Old Vic, 19 February 2013
An impressive production and cast makes the most of this musical, but cannot disguise its damaging indulgences.
The Taming of the Shrew is not the greatest example of
Shakespeare’s genius. But it retains more life than Cole Porter’s work,
which seems dated just 50 years after it was written.
Admittedly, the English dramatist can seem disturbingly misogynistic
in this work, but the key to countering that impression is that Kate is both
superior to Petruccio and in love with him at first sight.
On this view, it is the social imprisonment of women that
the poet exposes, and one problem with updating the scenario as done here is
that even in the 1930s women had much greater rights than in Tudor England.
Thankfully the book by Bella and Sam Spewack retains some of
the sense that women choose beneath them. It also retains the bard’s healthy
disrespect for mere plausibility. And so it is a relatively effective abridgement
of the Shrew.
But the contemporary framing device, far from making
Shakespeare ‘relevant’, is fairly weak. Quarrelling actors are just too cute.
As we know everyone on stage is acting at one or two removes, the distancing
effect is distracting rather than enlightening (post-modernism avant la
letter?)
Worse, sometimes the implausibility is stretched too far by
the updated setting. Not only is there no doubt that Lilli will return to Fred,
but in the event it is so implausibly sentimental that even Trevor Nunn cannot
direct the scene to make it effective.
Some of Porter’s lyrics, and most of his tunes, keep things
deftly afloat.
Even here, there are problems, and I found them the worst
problems in the piece. It is easier to forgive some tuneful additions that
don’t advance the plot, such as Too Darn Hot; the real sins are the indulgent
rhymes of Brush Up on Your Shakespeare and Bianca.

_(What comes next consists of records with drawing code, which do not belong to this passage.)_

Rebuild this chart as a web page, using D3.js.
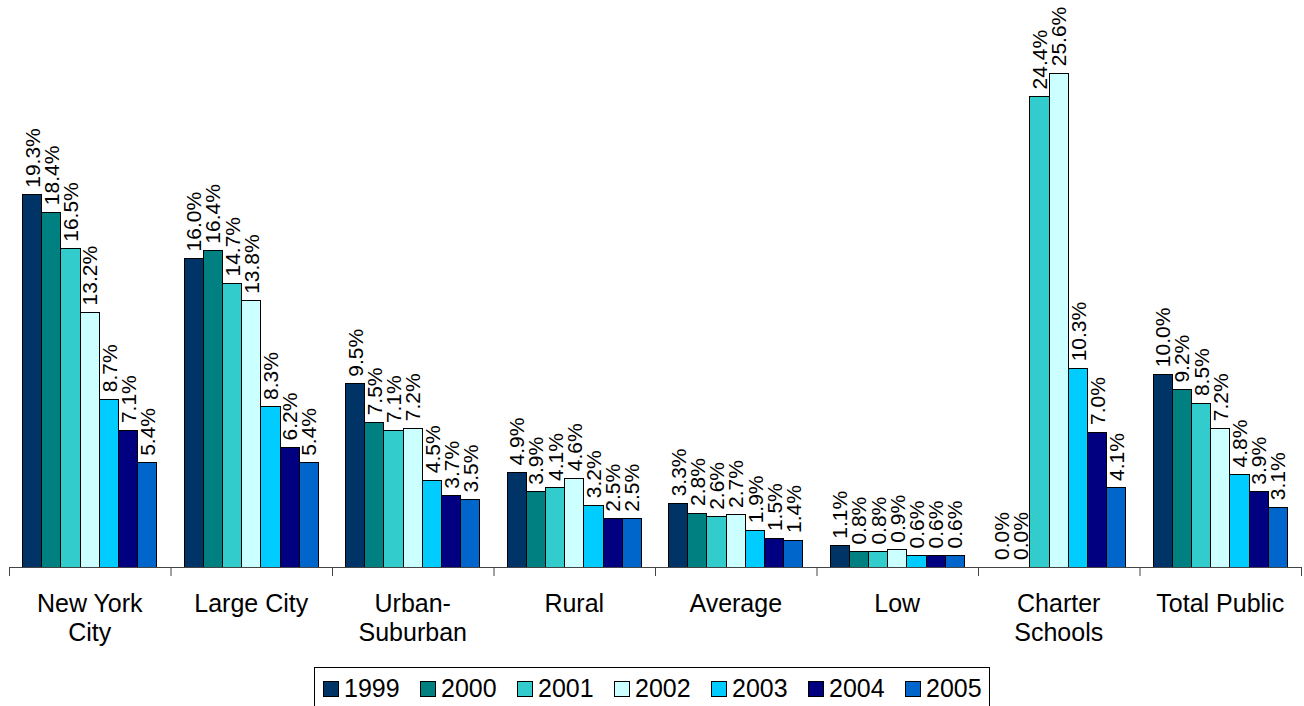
<!DOCTYPE html>
<html>
<head>
<meta charset="utf-8">
<script src="https://cdn.jsdelivr.net/npm/d3@7"></script>
<style>
	body { margin: 0; background: #fff; }
	svg { display: block; font-family: "Liberation Sans", Arial, sans-serif; }
</style>
</head>
<body>
<div id="chart"></div>
<script>
// categories (tick labels split over lines like the original)
const categories = ["New York City", "Large City", "Urban-Suburban", "Rural", "Average", "Low", "Charter Schools", "Total Public"];
const tickLines = [["New York", "City"], ["Large City"], ["Urban-", "Suburban"], ["Rural"], ["Average"], ["Low"], ["Charter", "Schools"], ["Total Public"]];

const years = ["1999", "2000", "2001", "2002", "2003", "2004", "2005"];
const yearColors = ["#003366", "#008080", "#33CCCC", "#CCFFFF", "#00CCFF", "#000080", "#0066CC"];

// percent per category, one array per year
const v1999 = [19.3, 16.0, 9.5, 4.9, 3.3, 1.1, 0.0, 10.0];
const v2000 = [18.4, 16.4, 7.5, 3.9, 2.8, 0.8, 0.0, 9.2];
const v2001 = [16.5, 14.7, 7.1, 4.1, 2.6, 0.8, 24.4, 8.5];
const v2002 = [13.2, 13.8, 7.2, 4.6, 2.7, 0.9, 25.6, 7.2];
const v2003 = [8.7, 8.3, 4.5, 3.2, 1.9, 0.6, 10.3, 4.8];
const v2004 = [7.1, 6.2, 3.7, 2.5, 1.5, 0.6, 7.0, 3.9];
const v2005 = [5.4, 5.4, 3.5, 2.5, 1.4, 0.6, 4.1, 3.1];
const series = [v1999, v2000, v2001, v2002, v2003, v2004, v2005];

const width = 1304, height = 706;
const plotLeft = 9, plotRight = 1301, baseY = 567;

const svg = d3.select("#chart").append("svg")
	.attr("width", width)
	.attr("height", height);

//Scales
const x0 = d3.scaleBand().domain(categories).range([plotLeft, plotRight]);
const pad = x0.bandwidth() * 0.084;
const x1 = d3.scaleBand().domain(years).range([pad, x0.bandwidth() - pad]);
const y = d3.scaleLinear().domain([0, 29.4]).range([baseY, 0]);

// flatten to one record per bar
const bars = [];
categories.forEach(function(c, i) {
	years.forEach(function(yr, j) {
		bars.push({cat: c, year: yr, value: series[j][i], color: yearColors[j]});
	});
});

//Bars
svg.append("g").selectAll("rect")
	.data(bars.filter(function(d) { return d.value > 0; }))
	.enter().append("rect")
	.attr("x", function(d) { return x0(d.cat) + x1(d.year); })
	.attr("y", function(d) { return y(d.value); })
	.attr("width", x1.bandwidth())
	.attr("height", function(d) { return baseY - y(d.value); })
	.attr("fill", function(d) { return d.color; })
	.attr("stroke", "#000")
	.attr("stroke-width", 1)
	.attr("shape-rendering", "crispEdges");

//Value labels, rotated
svg.append("g").selectAll("text")
	.data(bars)
	.enter().append("text")
	.attr("transform", function(d) {
		const cx = x0(d.cat) + x1(d.year) + x1.bandwidth() / 2;
		return "translate(" + cx + "," + (y(d.value) - 7) + ") rotate(-90)";
	})
	.attr("dy", "0.36em")
	.attr("font-size", "21px")
	.attr("fill", "#000")
	.text(function(d) { return d.value.toFixed(1) + "%"; });

//X axis with ticks on category boundaries
const xi = d3.scaleLinear().domain([0, categories.length]).range([plotLeft, plotRight]);
const axis = svg.append("g")
	.attr("transform", "translate(0," + baseY + ")")
	.call(d3.axisBottom(xi).tickValues(d3.range(categories.length + 1)).tickFormat("").tickSize(9).tickSizeOuter(0));
axis.select(".domain").attr("stroke", "#444");
axis.selectAll(".tick line").attr("stroke", "#444");

//Category labels
const catG = svg.append("g").selectAll("text")
	.data(categories)
	.enter().append("text")
	.attr("x", function(d) { return x0(d) + x0.bandwidth() / 2; })
	.attr("y", 612)
	.attr("text-anchor", "middle")
	.attr("font-size", "25px")
	.attr("fill", "#000");
catG.selectAll("tspan")
	.data(function(d, i) { return tickLines[i]; })
	.enter().append("tspan")
	.attr("x", function() { return d3.select(this.parentNode).attr("x"); })
	.attr("dy", function(d, i) { return i === 0 ? 0 : 29; })
	.text(function(d) { return d; });

//Legend
const legend = svg.append("g");
legend.append("rect")
	.attr("x", 314.5).attr("y", 667.5)
	.attr("width", 675).attr("height", 50)
	.attr("fill", "#fff")
	.attr("stroke", "#000");

const item = legend.selectAll(".item")
	.data(years)
	.enter().append("g")
	.attr("class", "item")
	.attr("transform", function(d, i) { return "translate(" + (323 + i * 97) + ",681)"; });
item.append("rect")
	.attr("width", 15).attr("height", 15)
	.attr("fill", function(d, i) { return yearColors[i]; })
	.attr("stroke", "#000")
	.attr("shape-rendering", "crispEdges");
item.append("text")
	.attr("x", 21).attr("y", 16)
	.attr("font-size", "25px")
	.attr("fill", "#000")
	.text(function(d) { return d; });
</script>
</body>
</html>
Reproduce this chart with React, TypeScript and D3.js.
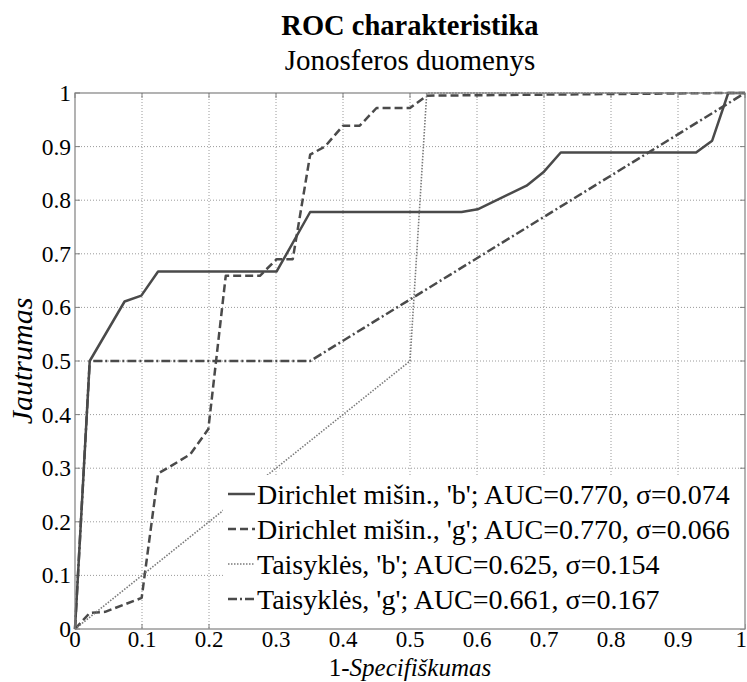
import React from "react";
import * as d3 from "d3";

const xTicks = [0, 0.1, 0.2, 0.3, 0.4, 0.5, 0.6, 0.7, 0.8, 0.9, 1];
const yTicks = [0, 0.1, 0.2, 0.3, 0.4, 0.5, 0.6, 0.7, 0.8, 0.9, 1];
const xTickLabels = ["0", "0.1", "0.2", "0.3", "0.4", "0.5", "0.6", "0.7", "0.8", "0.9", "1"];
const yTickLabels = ["0", "0.1", "0.2", "0.3", "0.4", "0.5", "0.6", "0.7", "0.8", "0.9", "1"];

const dirichletB: [number, number][] = [
  [0, 0], [0.022, 0.5], [0.074, 0.611], [0.099, 0.622], [0.124, 0.667], [0.301, 0.667],
  [0.351, 0.778], [0.577, 0.778], [0.601, 0.783], [0.674, 0.827], [0.699, 0.852],
  [0.725, 0.889], [0.927, 0.889], [0.951, 0.911], [0.975, 1.0], [1, 1],
];
const dirichletG: [number, number][] = [
  [0, 0], [0.022, 0.03], [0.045, 0.032], [0.0995, 0.058], [0.124, 0.29], [0.142, 0.303],
  [0.172, 0.326], [0.199, 0.373], [0.225, 0.659], [0.276, 0.659], [0.301, 0.69],
  [0.325, 0.69], [0.351, 0.885], [0.373, 0.9], [0.4, 0.939], [0.425, 0.939],
  [0.45, 0.972], [0.5, 0.972], [0.525, 0.995], [0.975, 1.0], [1, 1],
];
const taisyklesB: [number, number][] = [
  [0, 0], [0.5, 0.5], [0.525, 1.0], [1, 1],
];
const taisyklesG: [number, number][] = [
  [0, 0], [0.022, 0.5], [0.351, 0.5], [1, 1],
];

const legendLabels = [
  "Dirichlet mišin., 'b'; AUC=0.770, σ=0.074",
  "Dirichlet mišin., 'g'; AUC=0.770, σ=0.066",
  "Taisyklės, 'b'; AUC=0.625, σ=0.154",
  "Taisyklės, 'g'; AUC=0.661, σ=0.167",
];

const W = 747;
const H = 682;
const left = 75, right = 745, top = 93, bottom = 629;
const FONT = "'Liberation Serif', 'Times New Roman', Times, serif";
const LINE = "#4a4a4a";

const styles = [
  { width: 2.5, dash: "none", color: LINE },
  { width: 2.5, dash: "8,4", color: LINE },
  { width: 1.6, dash: "1.5,1.5", color: "#7a7a7a" },
  { width: 2.5, dash: "9,3,2,3", color: LINE },
];

export default function App() {
  const x = d3.scaleLinear().domain([0, 1]).range([left, right]);
  const y = d3.scaleLinear().domain([0, 1]).range([bottom, top]);
  const line = d3.line<[number, number]>().x((d) => x(d[0])).y((d) => y(d[1]));
  const series = [dirichletB, dirichletG, taisyklesB, taisyklesG];

  const legX = 223, legY = 475;
  const rowY = [504, 539, 574, 609];

  return (
    <svg width={W} height={H} style={{ position: "absolute", left: 0, top: 0, fontFamily: FONT }}>
      <rect x={0} y={0} width={W} height={H} fill="#fff" />
      {/* grid */}
      {xTicks.slice(1, -1).map((t) => (
        <line key={"gx" + t} x1={x(t)} x2={x(t)} y1={top} y2={bottom} stroke="#9a9a9a" strokeWidth={1} strokeDasharray="1,2" />
      ))}
      {yTicks.slice(1, -1).map((t) => (
        <line key={"gy" + t} x1={left} x2={right} y1={y(t)} y2={y(t)} stroke="#9a9a9a" strokeWidth={1} strokeDasharray="1,2" />
      ))}
      {/* ticks */}
      {xTicks.map((t) => (
        <g key={"tx" + t}>
          <line x1={x(t)} x2={x(t)} y1={bottom} y2={bottom - 5} stroke="#808080" />
          <line x1={x(t)} x2={x(t)} y1={top} y2={top + 5} stroke="#808080" />
        </g>
      ))}
      {yTicks.map((t) => (
        <g key={"ty" + t}>
          <line x1={left} x2={left + 5} y1={y(t)} y2={y(t)} stroke="#808080" />
          <line x1={right} x2={right - 5} y1={y(t)} y2={y(t)} stroke="#808080" />
        </g>
      ))}
      {/* curves */}
      {series.map((s, i) => (
        <path
          key={"s" + i}
          d={line(s) || ""}
          fill="none"
          stroke={styles[i].color}
          strokeWidth={styles[i].width}
          strokeDasharray={styles[i].dash}
          strokeLinejoin="round"
        />
      ))}
      {/* legend */}
      <rect x={legX} y={legY} width={right - legX} height={bottom - legY} fill="#fff" />
      {legendLabels.map((lab, i) => (
        <g key={"lg" + i}>
          <line
            x1={228}
            x2={255}
            y1={rowY[i] - 10}
            y2={rowY[i] - 10}
            stroke={styles[i].color}
            strokeWidth={styles[i].width}
            strokeDasharray={styles[i].dash}
          />
          <text x={257} y={rowY[i]} fontSize={28} fill="#000">{lab}</text>
        </g>
      ))}
      {/* box */}
      <rect x={left} y={top} width={right - left} height={bottom - top} fill="none" stroke="#808080" strokeWidth={1.2} />
      {/* tick labels */}
      {xTicks.map((t, i) => {
        const last = i === xTicks.length - 1;
        return (
          <text key={"xl" + t} x={last ? W : x(t)} y={647} fontSize={23} textAnchor={last ? "end" : "middle"} fill="#000">{xTickLabels[i]}</text>
        );
      })}
      {yTicks.map((t, i) => (
        <text key={"yl" + t} x={71} y={y(t) + 8} fontSize={23.5} textAnchor="end" fill="#000">{yTickLabels[i]}</text>
      ))}
      {/* titles */}
      <text x={410} y={35} fontSize={28.5} textAnchor="middle" fontWeight="bold" fill="#000">ROC charakteristika</text>
      <text x={410} y={70} fontSize={29} textAnchor="middle" fill="#000">Jonosferos duomenys</text>
      {/* axis labels */}
      <text x={410} y={676} fontSize={25} textAnchor="middle" fill="#000">
        1-<tspan fontStyle="italic">Specifiškumas</tspan>
      </text>
      <text transform={`translate(32,${(top + bottom) / 2}) rotate(-90)`} fontSize={30} textAnchor="middle" fontStyle="italic" fill="#000">Jautrumas</text>
    </svg>
  );
}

The cast is great, and mostly manage to sound from the
US even if they aren’t (though I prefer actors in their natural accents).
A seemingly endless supply of enthusiastic, energetic and
talented singing actors can be found for London musicals, and as usual everyone
was very good. Perhaps some authentic yankee pep might have been necessary to
lift the drama out of its doldrums. Only Adam Garcia, in a relatively
unimportant role, seemed to possess this quality.
Special mention should go to Hannah Waddingham’s versatile
voice. Her I Hate Men was the lasting highlight in a lively but unaffecting evening.